I have been working on a theory that any musical artist who is successful for more than 15 years follows a similar pattern. An early album hits big and they refine that formula for a few years until it doesn’t work anymore. They adjust and make another huge album and do the same thing. What you get are peaks and valleys. While Dwight certainly wasn’t in a slump, by the time 1993 rolled around, he wasn’t really stretching creatively. His previously three albums were variations of the first one, and while that wasn’t bad, it was predictable. Everyone knew exactly what to expect from the torchbearer for the Bakersfield Sound.  So, he changed the narrative. 

Remember earlier when I mentioned that country music has a special ability to absorb other forms of music? Here’s a fine example. It’s easy to say a country record adopts rock music, especially since it helped influence the creation of rock in the first place. Plus, every time Country music evolves, “purists” complain it’s becoming too rock n’ roll. That’s a pretty good commentary of many of the songs on This Time, such as the Orbison-like “Fast as You” and “Ain’t That Lonely Yet” and my favorites, the straight up rocker “Wild Ride” and the Yoakam described “psychobilly” title track. Those last two should have surprised no one who knew Yoakam’s history of spending the early 80s playing the same California clubs as The Blasters, Joe Ely, and early “cowpunk” acts. There are also touches of soul like the Hammond B-3 on “House for Sale” and a string arrangement by the guy who worked for Elton John. Perhaps the biggest departure was the song “A Thousand Miles from Nowhere”, which sounds like nothing Dwight had ever done as there is not a trace of the honky-tonk that was a foundation for his sound. Yet that song made it number 2 on the country charts, maybe signaling the new generation of fans were more open to new ideas. This is not to say that traditional country fans won’t find what they’re looking for as three of the other originals sit squarely in that pocket. There are two things missing here that were normally found on previous Dwight Yoakam records: a cover of a classic country song and a duet. The absence of those things makes it feel like Yoakam, producer/guitarist Peter Anderson, and recent co-songwriter Kostas accomplished their stated purpose of creating a specific “Dwight Yoakam” music.    

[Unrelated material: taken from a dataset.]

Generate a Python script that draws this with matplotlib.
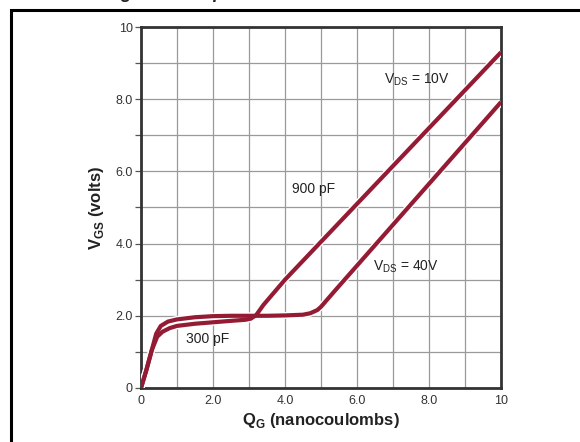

This Time is the second of what I believe are the three best Dwight Yoakam albums. The first was his debut seven years earlier, and the third wouldn’t show up for more than a decade later. If you have any interest in Yoakam, country music, the early 90s, or you just want to hear some good music, check this record out. That being said, there is even a better way. Two years after this, Dwight released a live album of this tour. In addition to six songs from This Time, there are songs from earlier albums and a couple of great covers, all arranged to match the tone of this album. Dwight Live is absolutely fantastic and one of my favorite live recordings by any artist.